7.3 Implications for Research and Practitioners

This section summarizes the main implications of the SMS (Section 4), the grey literature study (Section 5), and the experiment (Section 6).

Implications for Research

  • For the Software Testing community, we identified influencing factors, observed only in grey literature, that could initiate additional research initiatives with focus on topics that are of interest for practitioners with limited attention of researchers.

  • Researchers in Software Engineering and/or Software Testing can take up the results from literature review with focus on replicating and extending the presented research work.

  • The Empirical Research community can build on the the SMS protocol, the grey literature protocol, and the study design to replicate and extend the study protocol in different context.

  • We selected a representative set of test cases that could be used by researchers to (i) design and develop a method and or tool to semi-automatically assess the readability of test code and (ii) to apply the test code set for evaluation purposes in different contexts.

  • In the Software Testing communities, factors, such as Setup methods/Fixtures, Helper Methods, DRYness are widely discussed in the domain of practitioners. Considering these in test code generation could be useful for generating more readable tests. In a recent study Panichella et al. (2022) also suggest to include capabilities for complex object instantiation into test suite generators.

  • Finally, the findings of the study can be used as input for researchers from Software Engineering communities to improve software maintenance tasks that benefit from readability assessments.

Implications for Practitioners

  • For Software and System Engineering organizations, results of this work can support software testers and developers to improve test code readability based on guidelines and identified influencing factors.

  • Project and Quality Managers can use the results to setup organization specific development guidelines to support software development, software testing, and software maintenance and evolution by a team of software experts. Applied best practices might help to improve the quality of test cases and reduce effort and cost for maintenance activities.

  • Factors with similar views from practitioners and academia include Test Names, Identifier Names, and Test Data. For test and identifier names both domains agree on the use of naming patterns in order to achieve consistency across the test suite. For test data also both domains agree on the use of realistic and simple values and avoiding magic values.

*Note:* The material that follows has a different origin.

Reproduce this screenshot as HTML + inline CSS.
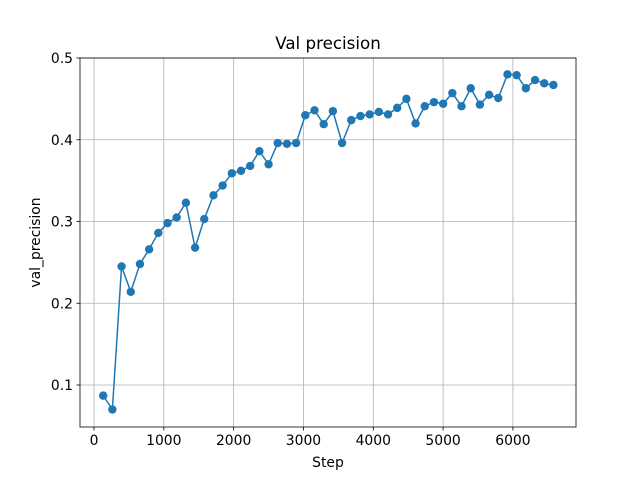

  • However, the experiment results show that application of best-practices is no guarantee for improved readability.

7.4 Future Work

The main goal of this article was to Investigate the readability of Software Test Code by combining scientific and practical views. We applied a systematic mapping study for analyzing scientific literature complemented by grey literature. Furthermore, we executed a controlled experiment in a Software Testing Master Course on academic level to investigate practical implications of a selected but typical set of test cases.

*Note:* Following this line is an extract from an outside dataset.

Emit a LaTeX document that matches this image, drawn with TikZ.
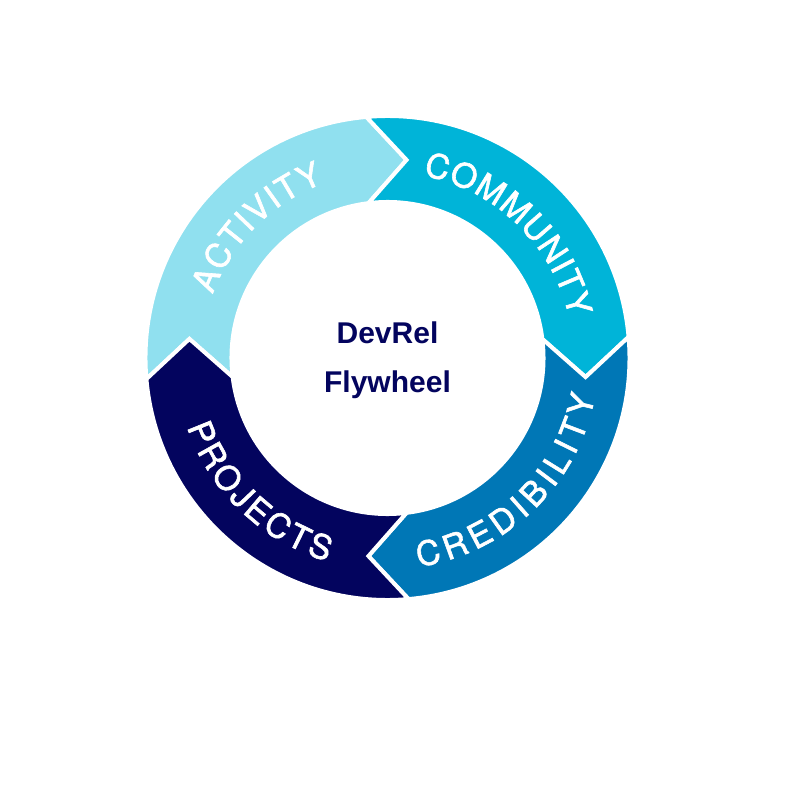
\documentclass[tikz,border=0pt]{standalone}
\usepackage{fontspec}
\usetikzlibrary{decorations.text}
\newfontfamily\ringfont{TeX Gyre Heros}[Scale=3.35, FakeBold=1.8]
\newfontfamily\titlefont{Liberation Sans}
\definecolor{actcol}{HTML}{90E0EF}
\definecolor{comcol}{HTML}{00B4D8}
\definecolor{credcol}{HTML}{0077B6}
\definecolor{projcol}{HTML}{03045E}
\tikzset{
  wheelpart/.style={draw=white, line width=4pt, line join=miter},
  ringlabel/.style={decoration={text along path, text align=fit to path, text color=white,
      text={|\ringfont|#1}}, decorate},
}
\begin{document}
\begin{tikzpicture}[x=1pt,y=1pt]
%set diagram frame, wheel centre at (0,0)
\fill[white] (-387.5,-442) rectangle (412.5,358);
\useasboundingbox (-387.5,-442) rectangle (412.5,358);

%Shape: four arrow parts of the wheel
\foreach \a/\col [evaluate=\a as \b using \a-90] in {174.5/actcol,84.5/comcol,-5.5/credcol,-95.5/projcol}
  \filldraw[wheelpart, fill=\col] (\a+10.5:242) arc[start angle=\a+10.5, end angle=\b+10.5, radius=242]
    -- (\b:199) -- (\b+12.5:156) arc[start angle=\b+12.5, end angle=\a+12.5, radius=156] -- (\a:199) -- cycle;

% Text along the wheel
\path[ringlabel=ACTIVITY] (160:186) arc[start angle=160, end angle=110, radius=186];
\path[ringlabel=COMMUNITY] (79:186) arc[start angle=79, end angle=12.5, radius=186];
\path[ringlabel=CREDIBILITY] (-81.5:211) arc[start angle=-81.5, end angle=-10.5, radius=211];
\path[ringlabel=PROJECTS] (199:212) arc[start angle=199, end angle=253.5, radius=212];

% Text Node
\node[font=\titlefont\bfseries\fontsize{30}{49}\selectfont, text=projcol, align=center] (title) at (0,-2) {DevRel\\Flywheel};

\end{tikzpicture}
\end{document}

In the future, we plan to replicate the experiment to increase the external validity of the study in academia, complemented by industry participants. Furthermore, we plan to develop and evaluate a maturity model for the readability of test cases that could help quality managers, software test engineers, and software developer in better assessing the quality of test cases (from readability perspective) to improve software maintenance and evolution.